*The request:* Your answer should be a single number: the count of lines that hold the word "this".

*Records:*

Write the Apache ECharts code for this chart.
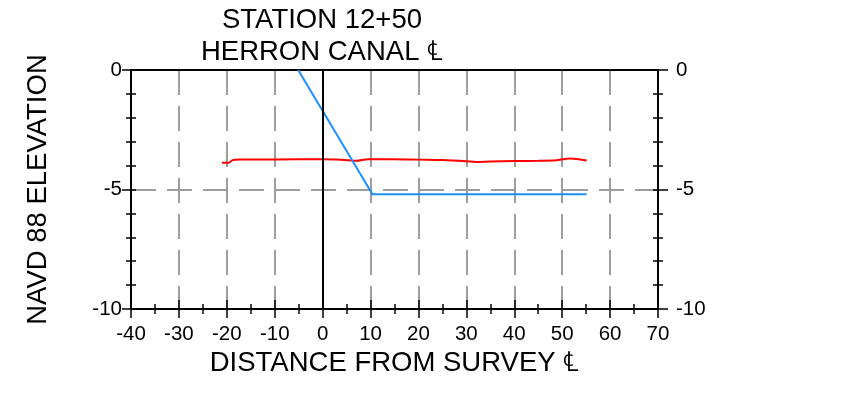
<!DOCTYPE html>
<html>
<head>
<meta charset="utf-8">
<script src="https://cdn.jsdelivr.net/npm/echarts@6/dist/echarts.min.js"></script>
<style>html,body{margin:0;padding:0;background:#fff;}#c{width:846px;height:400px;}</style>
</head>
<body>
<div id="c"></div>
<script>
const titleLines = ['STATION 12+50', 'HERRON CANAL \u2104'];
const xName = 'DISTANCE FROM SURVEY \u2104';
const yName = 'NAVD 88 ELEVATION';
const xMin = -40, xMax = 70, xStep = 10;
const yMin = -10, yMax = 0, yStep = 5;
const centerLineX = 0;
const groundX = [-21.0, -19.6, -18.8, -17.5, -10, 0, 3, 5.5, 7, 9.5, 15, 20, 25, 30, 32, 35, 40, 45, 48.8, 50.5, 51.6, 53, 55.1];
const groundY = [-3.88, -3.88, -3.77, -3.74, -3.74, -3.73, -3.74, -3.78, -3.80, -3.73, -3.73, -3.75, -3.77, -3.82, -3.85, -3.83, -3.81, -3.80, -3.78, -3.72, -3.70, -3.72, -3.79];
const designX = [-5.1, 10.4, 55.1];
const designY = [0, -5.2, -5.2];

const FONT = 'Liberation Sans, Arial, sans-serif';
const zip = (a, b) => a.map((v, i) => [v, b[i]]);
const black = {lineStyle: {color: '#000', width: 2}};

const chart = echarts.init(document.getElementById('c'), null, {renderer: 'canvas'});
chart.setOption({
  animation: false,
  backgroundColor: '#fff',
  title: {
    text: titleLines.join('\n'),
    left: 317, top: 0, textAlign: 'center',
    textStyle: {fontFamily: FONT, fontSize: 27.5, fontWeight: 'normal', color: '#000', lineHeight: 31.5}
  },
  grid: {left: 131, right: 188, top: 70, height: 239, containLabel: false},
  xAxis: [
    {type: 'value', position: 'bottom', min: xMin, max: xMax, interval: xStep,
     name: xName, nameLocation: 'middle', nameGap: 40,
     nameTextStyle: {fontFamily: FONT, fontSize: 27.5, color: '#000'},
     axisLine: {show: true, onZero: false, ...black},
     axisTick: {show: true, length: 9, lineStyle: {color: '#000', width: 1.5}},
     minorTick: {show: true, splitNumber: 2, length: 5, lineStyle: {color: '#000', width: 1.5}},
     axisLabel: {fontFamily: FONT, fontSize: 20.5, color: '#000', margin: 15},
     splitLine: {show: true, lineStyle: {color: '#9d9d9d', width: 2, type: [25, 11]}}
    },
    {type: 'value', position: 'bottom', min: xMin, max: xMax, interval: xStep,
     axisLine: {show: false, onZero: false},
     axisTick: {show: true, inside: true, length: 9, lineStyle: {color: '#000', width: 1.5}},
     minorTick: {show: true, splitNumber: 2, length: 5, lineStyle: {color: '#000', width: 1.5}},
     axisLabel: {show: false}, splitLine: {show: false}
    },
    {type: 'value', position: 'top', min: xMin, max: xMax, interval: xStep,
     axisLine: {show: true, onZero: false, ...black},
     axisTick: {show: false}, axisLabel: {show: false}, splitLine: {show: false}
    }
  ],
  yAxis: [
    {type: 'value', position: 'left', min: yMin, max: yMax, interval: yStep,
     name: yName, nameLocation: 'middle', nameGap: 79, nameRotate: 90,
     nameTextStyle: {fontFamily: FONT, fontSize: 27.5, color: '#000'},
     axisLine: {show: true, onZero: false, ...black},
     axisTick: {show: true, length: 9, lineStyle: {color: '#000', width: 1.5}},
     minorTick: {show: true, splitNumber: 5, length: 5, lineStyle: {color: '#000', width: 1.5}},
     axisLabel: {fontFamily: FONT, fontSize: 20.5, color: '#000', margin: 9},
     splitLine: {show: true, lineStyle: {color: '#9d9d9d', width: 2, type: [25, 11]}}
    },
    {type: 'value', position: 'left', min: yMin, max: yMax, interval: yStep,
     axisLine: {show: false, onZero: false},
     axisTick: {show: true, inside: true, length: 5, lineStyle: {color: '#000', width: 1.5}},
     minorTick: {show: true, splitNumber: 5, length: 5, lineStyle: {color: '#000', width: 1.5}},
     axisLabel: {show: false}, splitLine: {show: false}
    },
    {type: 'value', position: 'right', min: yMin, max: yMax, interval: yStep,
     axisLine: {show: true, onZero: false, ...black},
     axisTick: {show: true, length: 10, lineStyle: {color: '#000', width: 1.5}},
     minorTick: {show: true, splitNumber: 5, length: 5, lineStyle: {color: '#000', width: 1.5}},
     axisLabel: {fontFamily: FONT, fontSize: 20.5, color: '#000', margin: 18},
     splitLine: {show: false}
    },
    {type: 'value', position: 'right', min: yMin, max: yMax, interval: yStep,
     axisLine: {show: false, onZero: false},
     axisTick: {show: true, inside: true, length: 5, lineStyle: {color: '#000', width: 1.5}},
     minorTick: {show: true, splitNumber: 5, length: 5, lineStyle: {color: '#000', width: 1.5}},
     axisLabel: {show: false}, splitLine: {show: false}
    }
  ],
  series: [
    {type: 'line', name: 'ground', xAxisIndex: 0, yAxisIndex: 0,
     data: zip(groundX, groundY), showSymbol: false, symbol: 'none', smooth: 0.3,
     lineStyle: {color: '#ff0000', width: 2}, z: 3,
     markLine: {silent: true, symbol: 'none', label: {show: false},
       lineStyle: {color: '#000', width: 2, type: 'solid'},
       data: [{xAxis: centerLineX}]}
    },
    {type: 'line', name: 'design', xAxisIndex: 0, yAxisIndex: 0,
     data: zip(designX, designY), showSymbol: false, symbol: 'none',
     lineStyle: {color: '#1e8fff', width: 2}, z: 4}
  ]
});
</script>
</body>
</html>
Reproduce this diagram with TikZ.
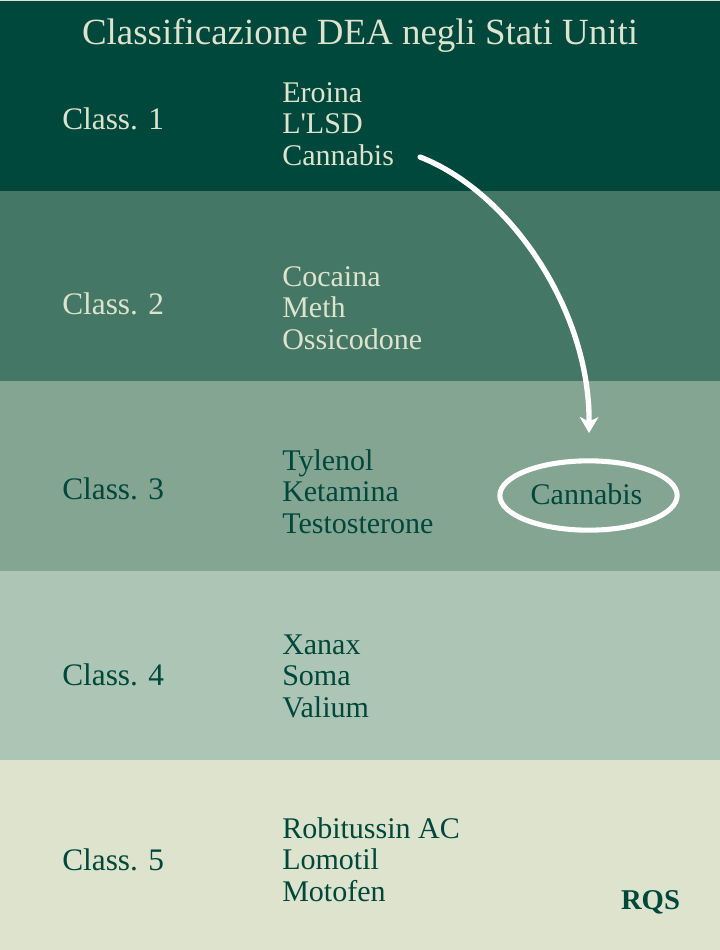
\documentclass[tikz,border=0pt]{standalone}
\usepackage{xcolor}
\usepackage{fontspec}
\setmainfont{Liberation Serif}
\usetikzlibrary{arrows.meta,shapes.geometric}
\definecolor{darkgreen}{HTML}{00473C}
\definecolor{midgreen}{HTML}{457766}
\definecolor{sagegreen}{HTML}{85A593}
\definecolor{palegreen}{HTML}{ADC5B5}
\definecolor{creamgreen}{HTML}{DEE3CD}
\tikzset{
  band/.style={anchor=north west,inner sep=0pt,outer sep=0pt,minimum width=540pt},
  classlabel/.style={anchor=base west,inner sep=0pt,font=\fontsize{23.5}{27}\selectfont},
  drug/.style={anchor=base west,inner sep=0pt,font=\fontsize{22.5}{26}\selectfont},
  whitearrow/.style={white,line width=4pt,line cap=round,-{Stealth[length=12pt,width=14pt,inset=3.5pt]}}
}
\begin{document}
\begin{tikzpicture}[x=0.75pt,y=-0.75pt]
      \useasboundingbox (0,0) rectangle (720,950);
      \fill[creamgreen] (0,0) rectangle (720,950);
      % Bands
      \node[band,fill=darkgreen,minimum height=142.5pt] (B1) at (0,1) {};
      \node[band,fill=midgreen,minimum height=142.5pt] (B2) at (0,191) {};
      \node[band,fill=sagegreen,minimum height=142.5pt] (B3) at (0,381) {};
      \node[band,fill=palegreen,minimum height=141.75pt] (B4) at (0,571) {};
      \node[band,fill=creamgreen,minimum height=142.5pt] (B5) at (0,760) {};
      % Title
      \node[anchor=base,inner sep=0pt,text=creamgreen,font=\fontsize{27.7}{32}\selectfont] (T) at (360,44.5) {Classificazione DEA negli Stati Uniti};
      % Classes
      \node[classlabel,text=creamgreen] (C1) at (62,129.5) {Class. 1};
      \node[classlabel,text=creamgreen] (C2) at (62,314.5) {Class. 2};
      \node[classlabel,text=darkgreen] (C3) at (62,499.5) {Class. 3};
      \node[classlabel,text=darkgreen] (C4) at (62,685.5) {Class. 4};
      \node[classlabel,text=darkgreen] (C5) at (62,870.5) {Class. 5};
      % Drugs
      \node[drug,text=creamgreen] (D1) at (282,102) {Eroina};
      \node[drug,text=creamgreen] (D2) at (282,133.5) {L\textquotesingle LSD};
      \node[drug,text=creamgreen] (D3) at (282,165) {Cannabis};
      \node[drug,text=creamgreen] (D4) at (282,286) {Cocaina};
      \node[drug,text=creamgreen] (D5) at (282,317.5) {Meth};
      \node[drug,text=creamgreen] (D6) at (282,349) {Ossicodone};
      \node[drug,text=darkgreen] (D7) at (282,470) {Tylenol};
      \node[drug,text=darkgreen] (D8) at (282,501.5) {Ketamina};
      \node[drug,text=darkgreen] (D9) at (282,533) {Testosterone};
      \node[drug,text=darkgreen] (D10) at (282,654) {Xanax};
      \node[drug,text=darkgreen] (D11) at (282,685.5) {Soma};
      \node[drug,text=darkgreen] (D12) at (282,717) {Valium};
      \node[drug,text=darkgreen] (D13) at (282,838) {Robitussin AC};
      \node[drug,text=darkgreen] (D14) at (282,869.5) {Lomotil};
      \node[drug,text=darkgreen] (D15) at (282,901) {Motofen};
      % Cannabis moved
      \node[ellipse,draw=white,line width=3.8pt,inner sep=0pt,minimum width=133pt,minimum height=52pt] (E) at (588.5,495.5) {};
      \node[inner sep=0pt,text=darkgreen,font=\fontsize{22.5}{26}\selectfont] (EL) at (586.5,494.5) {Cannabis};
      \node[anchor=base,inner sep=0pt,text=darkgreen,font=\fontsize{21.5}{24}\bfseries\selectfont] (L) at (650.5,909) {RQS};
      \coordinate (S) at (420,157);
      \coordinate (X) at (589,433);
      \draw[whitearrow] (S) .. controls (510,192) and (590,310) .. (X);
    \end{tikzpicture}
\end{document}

*Exercise answer:* 2